*Goal*. Search the material for "with" and show all lines that contain it.

= = =

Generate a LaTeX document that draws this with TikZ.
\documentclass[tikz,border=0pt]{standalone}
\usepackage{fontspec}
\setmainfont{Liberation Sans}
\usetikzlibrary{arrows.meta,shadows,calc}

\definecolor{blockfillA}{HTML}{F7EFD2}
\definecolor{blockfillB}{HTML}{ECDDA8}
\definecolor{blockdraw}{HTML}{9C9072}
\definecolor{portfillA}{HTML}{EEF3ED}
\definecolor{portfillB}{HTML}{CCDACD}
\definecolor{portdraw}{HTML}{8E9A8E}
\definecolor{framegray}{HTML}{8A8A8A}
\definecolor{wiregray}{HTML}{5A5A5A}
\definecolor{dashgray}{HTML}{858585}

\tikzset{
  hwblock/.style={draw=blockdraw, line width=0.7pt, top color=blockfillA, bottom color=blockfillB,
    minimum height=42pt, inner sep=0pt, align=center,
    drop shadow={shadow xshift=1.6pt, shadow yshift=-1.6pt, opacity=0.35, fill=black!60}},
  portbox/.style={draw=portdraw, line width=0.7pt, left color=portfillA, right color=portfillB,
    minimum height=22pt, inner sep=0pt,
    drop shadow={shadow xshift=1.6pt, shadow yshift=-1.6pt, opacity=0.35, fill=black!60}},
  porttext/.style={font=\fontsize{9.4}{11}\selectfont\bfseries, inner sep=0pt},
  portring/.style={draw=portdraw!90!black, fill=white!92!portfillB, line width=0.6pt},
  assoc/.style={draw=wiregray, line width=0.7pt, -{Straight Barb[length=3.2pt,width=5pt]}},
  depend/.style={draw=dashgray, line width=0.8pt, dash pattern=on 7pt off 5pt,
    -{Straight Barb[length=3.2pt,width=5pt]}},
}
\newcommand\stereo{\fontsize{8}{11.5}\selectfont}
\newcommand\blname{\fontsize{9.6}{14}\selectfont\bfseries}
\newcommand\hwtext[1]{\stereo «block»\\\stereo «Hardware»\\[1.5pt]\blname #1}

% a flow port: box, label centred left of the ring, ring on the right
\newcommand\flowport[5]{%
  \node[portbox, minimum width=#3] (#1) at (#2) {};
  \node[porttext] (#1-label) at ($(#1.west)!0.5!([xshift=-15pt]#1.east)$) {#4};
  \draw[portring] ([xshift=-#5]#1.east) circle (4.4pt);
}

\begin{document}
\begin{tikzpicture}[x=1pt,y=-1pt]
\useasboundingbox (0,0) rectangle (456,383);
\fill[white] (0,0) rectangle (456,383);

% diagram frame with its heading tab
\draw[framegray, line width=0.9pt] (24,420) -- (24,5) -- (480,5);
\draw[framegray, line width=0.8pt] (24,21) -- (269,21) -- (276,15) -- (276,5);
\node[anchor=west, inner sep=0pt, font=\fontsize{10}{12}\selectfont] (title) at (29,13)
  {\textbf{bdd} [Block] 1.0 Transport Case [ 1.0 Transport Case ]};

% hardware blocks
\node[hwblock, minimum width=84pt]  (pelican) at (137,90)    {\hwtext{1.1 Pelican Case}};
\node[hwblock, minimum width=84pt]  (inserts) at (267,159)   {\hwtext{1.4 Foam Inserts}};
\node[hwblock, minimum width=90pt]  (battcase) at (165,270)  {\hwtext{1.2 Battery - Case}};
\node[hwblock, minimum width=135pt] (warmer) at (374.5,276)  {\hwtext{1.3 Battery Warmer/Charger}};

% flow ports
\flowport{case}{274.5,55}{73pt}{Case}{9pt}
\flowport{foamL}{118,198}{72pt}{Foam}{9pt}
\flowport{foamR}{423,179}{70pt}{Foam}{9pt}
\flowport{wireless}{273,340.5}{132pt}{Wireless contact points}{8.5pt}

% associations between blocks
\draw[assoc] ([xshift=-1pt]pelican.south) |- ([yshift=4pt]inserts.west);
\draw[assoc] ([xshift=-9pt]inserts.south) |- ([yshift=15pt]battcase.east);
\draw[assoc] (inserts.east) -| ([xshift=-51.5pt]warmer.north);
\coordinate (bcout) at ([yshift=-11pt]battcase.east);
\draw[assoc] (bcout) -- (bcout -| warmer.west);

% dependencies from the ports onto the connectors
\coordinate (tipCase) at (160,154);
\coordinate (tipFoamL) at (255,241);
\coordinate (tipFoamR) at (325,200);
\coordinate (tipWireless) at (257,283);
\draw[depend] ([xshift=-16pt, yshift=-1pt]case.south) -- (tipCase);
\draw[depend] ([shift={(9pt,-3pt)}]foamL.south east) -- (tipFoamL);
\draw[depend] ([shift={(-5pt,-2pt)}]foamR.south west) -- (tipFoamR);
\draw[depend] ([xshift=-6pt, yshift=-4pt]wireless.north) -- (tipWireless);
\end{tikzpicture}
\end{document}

= = =

*Result*.
Generate a LaTeX document that draws this with TikZ.
% diagram frame with its heading tab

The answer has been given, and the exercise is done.